VOL31-4
今年 1月17日、三重県長島町で開かれた「長良川救済のためのシンポジウム」に私が出席した時、
村瀬さんから、体調不良で出席できないががんばってほしいという内容のメッセージが届いた。
村瀬さんの体調を心配すると共に、独特の語り口調が聞けなくて残念に思った。
その2か月後の3月15 日、村瀬さんの訃報が届いた。
私と村瀬さんとの付き合いは昭和52年、江田三郎さんが社会党を離党して
社会市民連合(後の社民連)を旗揚げしたとき以来で、30年近くになる。
もともとは労働運動から社会党そして社民連に参加されたが、
なんと言ってもその後半の半生は長良川河口堰訴訟にかけておられた。
長良川河口堰は、1995年、皮肉にも、建設に反対してきたはずの社会党村山総理の下で運用が始まった。

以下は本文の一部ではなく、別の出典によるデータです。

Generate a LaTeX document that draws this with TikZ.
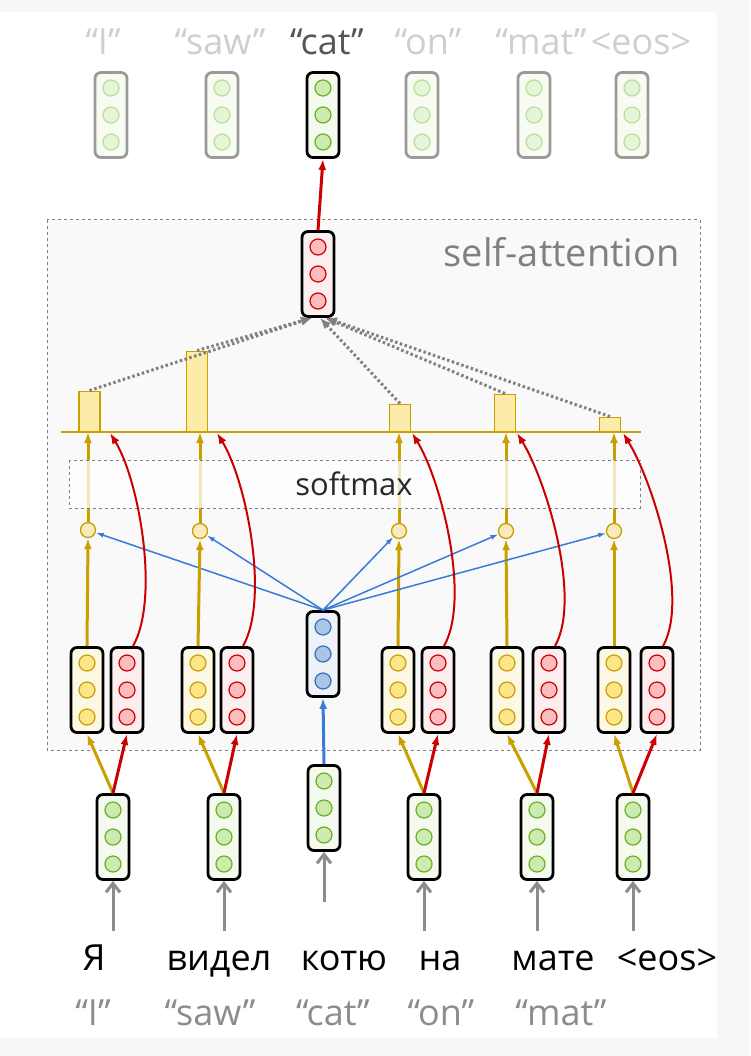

当時五十嵐建設大臣から野坂建設大臣に代わった直後であった。
建設省にとって巨大公共事業は「生命線」と考え、ありとあらゆる手で反対派を封じ込め、強行して来た。
長良川の河口堰の工事が完成し、もはや反対しても無理という判断であったのか、
野坂建設大臣は建設官僚の言うままに運用を認める決定を下した。
私が長良川河口堰問題に本格的にかかわり始めたのは、民主党として公共事業の見直し、
特にダムや河口堰の見直しにかかわり始めてからだが、
社民連の時代から長良川河口堰のことは村瀬さんからよく聞かされていた。
長良川河口堰は、川辺川ダム、吉野川の可動堰などと同様、水需要の増加を前提に計画された。
その後の時代の変化で水需要は伸びず、前提が崩れたにもかかわらず
巨額の費用を要する建設計画だけが進められてきた。
納税者の立場から見ればまさに“無駄な公共事業”の典型である。
しかし建設省(現国土交通省)の立場やそれにつながる族議員、
さらには地元の土建業者などにとっては、巨額の税金を使う建設自体が目的で、
水需要の変化などどっちでもいいというのが本音。
結局残るのは、環境破壊と巨額の借金。
民主党はこうした公共事業の見直しや工事の中止を求めてきた。
村瀬さんの執念を引き継いで長良川のゲートを開け、
川の水の自然な流れを回復するまでがんばりたい。